Problem to solve: Count how many lines of the data below contain the string "this"; the reply should be that number alone.

Given records:
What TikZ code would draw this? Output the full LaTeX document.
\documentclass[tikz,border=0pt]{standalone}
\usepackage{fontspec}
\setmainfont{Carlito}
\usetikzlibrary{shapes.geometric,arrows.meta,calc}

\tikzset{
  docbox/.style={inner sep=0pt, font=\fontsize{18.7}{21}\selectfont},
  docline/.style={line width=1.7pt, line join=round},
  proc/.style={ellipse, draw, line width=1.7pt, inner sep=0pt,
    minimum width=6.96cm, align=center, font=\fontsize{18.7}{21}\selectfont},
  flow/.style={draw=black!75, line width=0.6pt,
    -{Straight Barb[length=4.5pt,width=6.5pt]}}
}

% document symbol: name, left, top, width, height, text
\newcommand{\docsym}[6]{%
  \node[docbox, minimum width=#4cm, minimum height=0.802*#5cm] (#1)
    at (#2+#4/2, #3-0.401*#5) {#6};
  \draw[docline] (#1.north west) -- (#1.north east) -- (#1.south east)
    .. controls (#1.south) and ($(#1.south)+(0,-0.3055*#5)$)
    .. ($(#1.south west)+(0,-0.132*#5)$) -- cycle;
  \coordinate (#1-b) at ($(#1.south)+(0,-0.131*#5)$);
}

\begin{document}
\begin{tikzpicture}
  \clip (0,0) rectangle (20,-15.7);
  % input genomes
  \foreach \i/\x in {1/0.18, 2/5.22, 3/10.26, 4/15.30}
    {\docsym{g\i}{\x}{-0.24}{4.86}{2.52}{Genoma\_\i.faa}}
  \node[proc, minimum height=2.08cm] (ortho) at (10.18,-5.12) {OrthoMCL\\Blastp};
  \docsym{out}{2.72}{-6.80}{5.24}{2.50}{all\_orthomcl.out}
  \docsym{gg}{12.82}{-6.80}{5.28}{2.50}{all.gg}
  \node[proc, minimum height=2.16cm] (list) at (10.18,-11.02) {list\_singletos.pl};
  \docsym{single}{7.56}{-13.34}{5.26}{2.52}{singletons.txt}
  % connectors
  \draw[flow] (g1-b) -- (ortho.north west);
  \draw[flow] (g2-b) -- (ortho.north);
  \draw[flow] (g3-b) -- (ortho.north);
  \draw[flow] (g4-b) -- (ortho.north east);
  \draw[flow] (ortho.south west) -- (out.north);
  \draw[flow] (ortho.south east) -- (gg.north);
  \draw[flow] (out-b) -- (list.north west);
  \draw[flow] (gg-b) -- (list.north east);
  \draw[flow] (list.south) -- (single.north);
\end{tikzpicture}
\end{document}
==
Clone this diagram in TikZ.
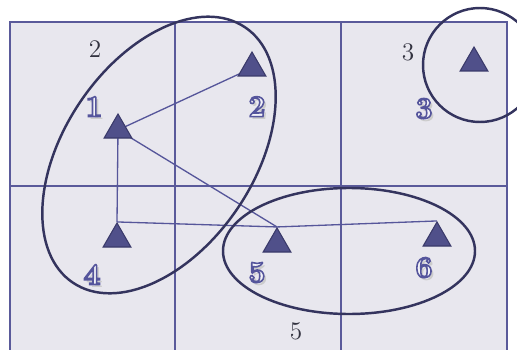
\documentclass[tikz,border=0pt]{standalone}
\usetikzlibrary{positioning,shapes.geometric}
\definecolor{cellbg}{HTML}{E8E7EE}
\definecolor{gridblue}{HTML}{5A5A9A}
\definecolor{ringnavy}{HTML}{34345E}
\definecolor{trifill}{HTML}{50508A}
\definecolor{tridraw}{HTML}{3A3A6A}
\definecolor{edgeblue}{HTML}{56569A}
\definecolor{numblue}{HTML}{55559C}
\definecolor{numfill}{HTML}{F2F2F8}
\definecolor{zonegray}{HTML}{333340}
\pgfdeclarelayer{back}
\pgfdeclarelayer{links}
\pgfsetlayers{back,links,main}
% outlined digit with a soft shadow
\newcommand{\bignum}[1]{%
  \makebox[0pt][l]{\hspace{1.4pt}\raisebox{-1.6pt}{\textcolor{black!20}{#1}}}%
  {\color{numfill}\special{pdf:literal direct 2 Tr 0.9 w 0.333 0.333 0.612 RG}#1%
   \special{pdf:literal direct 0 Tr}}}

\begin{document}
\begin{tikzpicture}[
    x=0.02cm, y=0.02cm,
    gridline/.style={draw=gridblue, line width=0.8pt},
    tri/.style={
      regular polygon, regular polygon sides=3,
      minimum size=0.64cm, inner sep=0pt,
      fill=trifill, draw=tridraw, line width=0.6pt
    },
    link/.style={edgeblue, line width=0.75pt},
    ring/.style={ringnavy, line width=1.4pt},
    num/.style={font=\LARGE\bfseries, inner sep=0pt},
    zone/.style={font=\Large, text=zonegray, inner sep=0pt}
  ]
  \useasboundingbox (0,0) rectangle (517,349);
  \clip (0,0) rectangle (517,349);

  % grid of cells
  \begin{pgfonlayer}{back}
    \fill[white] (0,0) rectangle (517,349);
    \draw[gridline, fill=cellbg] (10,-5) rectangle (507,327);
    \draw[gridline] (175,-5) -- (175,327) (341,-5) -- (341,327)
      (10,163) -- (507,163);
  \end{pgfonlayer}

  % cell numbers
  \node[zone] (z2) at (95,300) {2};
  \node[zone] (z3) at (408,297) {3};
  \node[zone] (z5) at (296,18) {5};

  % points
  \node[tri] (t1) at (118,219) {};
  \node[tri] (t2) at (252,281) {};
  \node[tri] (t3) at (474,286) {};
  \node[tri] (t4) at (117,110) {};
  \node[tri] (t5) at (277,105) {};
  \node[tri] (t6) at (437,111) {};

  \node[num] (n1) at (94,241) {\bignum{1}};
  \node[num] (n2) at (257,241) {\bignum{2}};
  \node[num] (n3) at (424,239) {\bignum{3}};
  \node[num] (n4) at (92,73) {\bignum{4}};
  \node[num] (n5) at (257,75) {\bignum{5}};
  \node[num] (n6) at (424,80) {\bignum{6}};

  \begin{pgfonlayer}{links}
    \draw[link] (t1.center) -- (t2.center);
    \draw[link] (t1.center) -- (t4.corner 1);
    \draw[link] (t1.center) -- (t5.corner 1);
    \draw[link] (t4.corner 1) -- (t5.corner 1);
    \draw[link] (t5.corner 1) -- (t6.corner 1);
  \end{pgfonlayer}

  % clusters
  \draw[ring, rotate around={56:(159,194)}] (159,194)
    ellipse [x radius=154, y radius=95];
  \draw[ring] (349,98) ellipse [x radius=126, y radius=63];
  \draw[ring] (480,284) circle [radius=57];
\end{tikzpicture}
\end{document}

Correct response: 2